Fundamental neste Festival, a participação brasileira foi nula nas outras duas edições. A última ocorreu em Lagos, Nigéria, no ano de 1977. O tema: ?Civilização Negra e Educação?. Já a primeira fora realizada na mesma Dakar que sediará os eventos deste ano. Em 1966, aquele encontro pôs em pauta a “Significação da Arte Negra na Vida do Povo e para o Povo”.
E, se hoje discutem o renascimento africano, muito se deve àquele pioneiro que idealizou o Festival Mundial de Artes Negras. Mantendo a comparação, Léopold Sédar Senghor seria como o Da Vinci do ressurgimento negro. Ao menos, é o que poderiam dizer alguns de seus entusiastas, como Lula, Wade, Jacques Wagner, governador da Bahia, e outros políticos presentes na inauguração do III FESMAN.
No lugar do famoso homem vitruviano do italiano, o senegalês Sédar desenhou um continente.
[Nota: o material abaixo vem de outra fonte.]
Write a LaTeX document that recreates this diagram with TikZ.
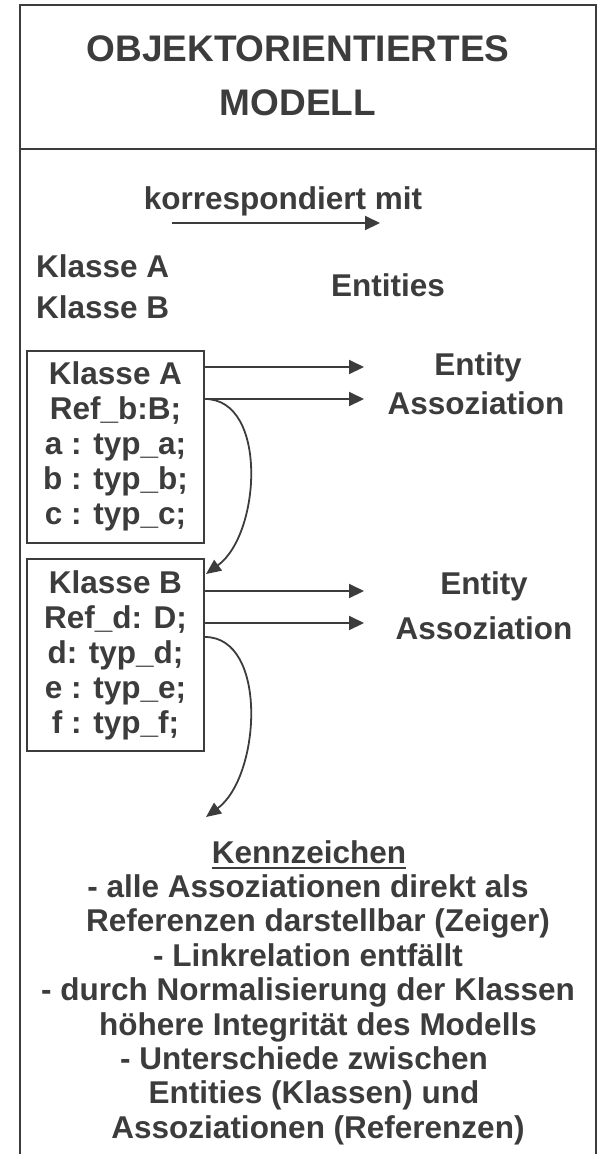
\documentclass[tikz,border=0pt]{standalone}
\usepackage{fontspec}
\setmainfont{Liberation Sans}
\usetikzlibrary{arrows.meta}
\definecolor{ink}{HTML}{3C3C3C}

\begin{document}
\begin{tikzpicture} [x=1pt, y=-1pt,
    txt/.style={font=\fontsize{31.5}{35}\selectfont\bfseries, text=ink, inner sep=0pt},
    titel/.style={txt, font=\fontsize{37}{44}\selectfont\bfseries},
    klasse/.style={txt, draw=ink, line width=2pt, align=center, minimum width=177pt, minimum height=192pt},
    pfeil/.style={draw=ink, line width=2pt, -{Triangle[length=15pt, width=14pt]}},
    zeiger/.style={draw=ink, line width=1.8pt, -{Triangle[length=15pt, width=13pt]}}]
      \useasboundingbox (0,0) rectangle (599,1154);

      % 枠
      \draw [ink, line width=2.5pt](20,1154) -- (20,5) -- (596,5) -- (596,1154);
      \draw [ink, line width=2.5pt](20,149) -- (596,149);

      % タイトル
      \node [titel, anchor=base] (titel1) at (298,61) {OBJEKTORIENTIERTES};
      \node [titel, anchor=base] (titel2) at (298,115) {MODELL};

      % 対応
      \node [txt, anchor=base] (korr) at (283,209) {korrespondiert mit};
      \coordinate (k0) at (172,223);
      \coordinate (k1) at (380,223);
      \draw [pfeil](k0) -- (k1);
      \node [txt, anchor=base west] (listeA) at (36,277) {Klasse A};
      \node [txt, anchor=base west] (listeB) at (36,318) {Klasse B};
      \node [txt, anchor=base] (entities) at (388,296) {Entities};

      % クラス
      \node [klasse] (klasseA) at (115.5,446.5) {Klasse A\\Ref\_b:B;\\a : typ\_a;\\b : typ\_b;\\c : typ\_c;};
      \node [klasse] (klasseB) at (115.5,655) {Klasse B\\Ref\_d: D;\\d: typ\_d;\\e : typ\_e;\\f : typ\_f;};

      % 矢印
      \coordinate (ea) at (364,367);
      \coordinate (aa) at (364,399);
      \coordinate (eb) at (364,591);
      \coordinate (ab) at (364,623);
      \coordinate (zd) at (206,817);
      \draw [pfeil](klasseA.east |- ea) -- (ea);
      \draw [pfeil](klasseA.east |- aa) -- (aa);
      \draw [pfeil](klasseB.east |- eb) -- (eb);
      \draw [pfeil](klasseB.east |- ab) -- (ab);
      \draw [zeiger](klasseA.east |- aa) .. controls +(63,0) and +(55,-40) .. ([shift={(1,16)}]klasseB.north east);
      \draw [zeiger]([shift={(0,79)}]klasseB.north east) .. controls +(63,0) and +(55,-41) .. (zd);

      \node [txt, anchor=base] (entityA) at (478,375) {Entity};
      \node [txt, anchor=base] (assozA) at (476,414) {Assoziation};
      \node [txt, anchor=base] (entityB) at (484,594) {Entity};
      \node [txt, anchor=base] (assozB) at (484,639) {Assoziation};

      % 説明
      \node [txt, anchor=base] (kennz) at (309,863) {Kennzeichen};
      \draw [ink, line width=2.5pt]([shift={(0,5)}]kennz.base west) -- ([shift={(0,5)}]kennz.base east);
      \foreach \dx/\zeile [count=\i] in {0/- alle Assoziationen direkt als, 10/Referenzen darstellbar (Zeiger),
          0/- Linkrelation entfällt, 0/- durch Normalisierung der Klassen, 10/höhere Integrität des Modells,
          -4/- Unterschiede zwischen, 6/Entities (Klassen) und, 10/Assoziationen (Referenzen)}
        \node [txt, anchor=base] (punkt\i) at (308+\dx, 863+34.4*\i) {\zeile};
    \end{tikzpicture}
\end{document}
Poeta e político, Léopold lançou as sementes do panafricanismo já nos anos 30. E o solo não poderia ser mais fértil. Antes de se tornar o primeiro presidente do Senegal, Senghor fora o primeiro africano a completar a licenciatura na Universidade de Sorbornne, na França que por séculos colonizou o seu país de origem.
Lá, suas atividades foram diversas. Teve contato com movimentos artísticos locais, como o simbolismo e o surrealismo de Breton, e difundiu, ao lado de Aimé Césarie, o conceito de negritude, englobando os valores e posições dos negros independente de fronteiras nacionais. Porém, nem tudo foram flores na França. Na Segunda Guerra, Léopold foi preso pelo exército alemão e enviado a campos de concentrações nazistas. Solto em 42, intensificou sua participação política e foi eleito deputado na Assembléia Nacional Francesa.
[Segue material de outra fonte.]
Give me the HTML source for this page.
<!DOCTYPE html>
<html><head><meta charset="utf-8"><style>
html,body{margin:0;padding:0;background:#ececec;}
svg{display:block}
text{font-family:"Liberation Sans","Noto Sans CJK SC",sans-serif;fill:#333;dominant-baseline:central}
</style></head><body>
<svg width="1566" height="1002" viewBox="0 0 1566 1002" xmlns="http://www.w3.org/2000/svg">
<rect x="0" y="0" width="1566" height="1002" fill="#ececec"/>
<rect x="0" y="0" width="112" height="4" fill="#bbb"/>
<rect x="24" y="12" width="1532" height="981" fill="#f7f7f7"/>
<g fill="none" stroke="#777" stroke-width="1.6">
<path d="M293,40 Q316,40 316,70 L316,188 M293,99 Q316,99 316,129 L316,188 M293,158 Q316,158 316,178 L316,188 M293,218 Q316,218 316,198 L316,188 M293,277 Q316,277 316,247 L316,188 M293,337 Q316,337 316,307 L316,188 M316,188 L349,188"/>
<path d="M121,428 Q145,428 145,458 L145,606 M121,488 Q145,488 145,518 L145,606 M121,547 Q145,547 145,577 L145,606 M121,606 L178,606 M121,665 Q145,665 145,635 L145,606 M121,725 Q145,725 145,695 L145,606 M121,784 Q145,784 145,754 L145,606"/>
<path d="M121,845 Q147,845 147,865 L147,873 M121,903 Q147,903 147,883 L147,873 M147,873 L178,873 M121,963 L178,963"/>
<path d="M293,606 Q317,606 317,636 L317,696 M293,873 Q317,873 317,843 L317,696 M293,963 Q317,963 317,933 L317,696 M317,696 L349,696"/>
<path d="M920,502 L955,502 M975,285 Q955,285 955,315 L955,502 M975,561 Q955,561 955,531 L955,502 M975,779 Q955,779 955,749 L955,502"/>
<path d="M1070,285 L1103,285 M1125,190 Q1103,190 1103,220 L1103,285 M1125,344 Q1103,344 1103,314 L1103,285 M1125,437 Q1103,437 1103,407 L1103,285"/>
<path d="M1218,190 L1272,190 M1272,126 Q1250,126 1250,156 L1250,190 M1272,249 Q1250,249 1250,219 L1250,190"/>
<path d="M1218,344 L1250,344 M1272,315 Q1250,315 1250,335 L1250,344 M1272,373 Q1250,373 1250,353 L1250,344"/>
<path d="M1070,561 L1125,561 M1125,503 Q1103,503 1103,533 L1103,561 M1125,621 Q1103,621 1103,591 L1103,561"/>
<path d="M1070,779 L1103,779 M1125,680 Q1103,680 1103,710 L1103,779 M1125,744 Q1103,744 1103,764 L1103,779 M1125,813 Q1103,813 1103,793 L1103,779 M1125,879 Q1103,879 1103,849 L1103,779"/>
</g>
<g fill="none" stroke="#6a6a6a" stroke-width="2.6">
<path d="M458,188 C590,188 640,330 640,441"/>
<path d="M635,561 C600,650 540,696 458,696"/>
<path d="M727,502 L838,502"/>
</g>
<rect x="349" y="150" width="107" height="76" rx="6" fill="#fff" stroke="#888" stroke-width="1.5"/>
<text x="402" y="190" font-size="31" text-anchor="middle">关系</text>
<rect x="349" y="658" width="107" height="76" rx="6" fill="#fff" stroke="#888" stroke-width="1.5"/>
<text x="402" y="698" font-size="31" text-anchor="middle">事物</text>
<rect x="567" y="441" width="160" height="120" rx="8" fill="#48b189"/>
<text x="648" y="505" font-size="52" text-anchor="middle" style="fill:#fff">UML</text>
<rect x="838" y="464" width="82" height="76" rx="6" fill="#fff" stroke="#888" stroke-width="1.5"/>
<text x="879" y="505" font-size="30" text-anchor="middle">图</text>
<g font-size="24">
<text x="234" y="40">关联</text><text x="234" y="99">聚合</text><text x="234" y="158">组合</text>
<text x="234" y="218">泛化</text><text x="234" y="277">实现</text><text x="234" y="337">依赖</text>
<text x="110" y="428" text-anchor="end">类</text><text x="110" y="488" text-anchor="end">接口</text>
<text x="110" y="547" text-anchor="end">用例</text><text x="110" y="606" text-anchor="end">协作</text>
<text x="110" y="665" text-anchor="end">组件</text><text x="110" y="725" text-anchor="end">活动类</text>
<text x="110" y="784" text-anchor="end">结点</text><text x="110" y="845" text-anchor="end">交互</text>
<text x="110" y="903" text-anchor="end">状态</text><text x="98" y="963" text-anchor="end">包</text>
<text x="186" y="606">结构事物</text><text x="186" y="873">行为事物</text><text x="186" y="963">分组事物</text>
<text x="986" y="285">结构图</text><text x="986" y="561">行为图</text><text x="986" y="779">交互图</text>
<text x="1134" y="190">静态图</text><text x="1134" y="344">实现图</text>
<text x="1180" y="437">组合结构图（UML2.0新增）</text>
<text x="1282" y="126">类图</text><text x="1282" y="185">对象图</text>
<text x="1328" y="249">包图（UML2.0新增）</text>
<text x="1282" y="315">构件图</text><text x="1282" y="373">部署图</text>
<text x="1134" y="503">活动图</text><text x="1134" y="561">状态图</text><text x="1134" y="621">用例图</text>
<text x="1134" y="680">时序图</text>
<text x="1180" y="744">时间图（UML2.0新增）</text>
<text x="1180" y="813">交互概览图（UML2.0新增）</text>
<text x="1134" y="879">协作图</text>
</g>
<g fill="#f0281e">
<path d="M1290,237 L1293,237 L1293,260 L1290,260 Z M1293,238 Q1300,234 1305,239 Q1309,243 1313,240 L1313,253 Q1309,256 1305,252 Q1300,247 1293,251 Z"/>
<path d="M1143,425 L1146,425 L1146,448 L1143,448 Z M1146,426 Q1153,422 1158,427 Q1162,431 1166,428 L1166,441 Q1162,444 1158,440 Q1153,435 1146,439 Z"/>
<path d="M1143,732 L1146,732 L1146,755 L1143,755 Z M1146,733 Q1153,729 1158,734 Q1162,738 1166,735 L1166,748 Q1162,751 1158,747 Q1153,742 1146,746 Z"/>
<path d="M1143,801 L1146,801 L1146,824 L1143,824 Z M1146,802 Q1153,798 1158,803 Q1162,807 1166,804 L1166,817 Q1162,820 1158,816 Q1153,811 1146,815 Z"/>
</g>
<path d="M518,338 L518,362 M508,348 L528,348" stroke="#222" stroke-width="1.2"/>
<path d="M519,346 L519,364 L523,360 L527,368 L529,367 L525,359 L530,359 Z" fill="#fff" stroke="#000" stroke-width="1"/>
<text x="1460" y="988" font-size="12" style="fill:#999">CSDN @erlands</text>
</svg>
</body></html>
Com a proclamação da independência do Senegal em 1960, Léopold Senghor assumiu o cargo da presidência, no qual permaneceu por vinte anos. ?Naquela década, Léopold iniciou o movimento que deu a origem à União Africana?, comentou Jacques Wagner na solenidade do fim de maio. Nos anos 80, o pensador tornou-se o primeiro africano a ter uma cadeira na Academia Francesa. Por estes e outros pioneirismos, Senghor é prova histórica que o renascimento africano já avançava muito antes de ter como ícone o rosto pop de Obama.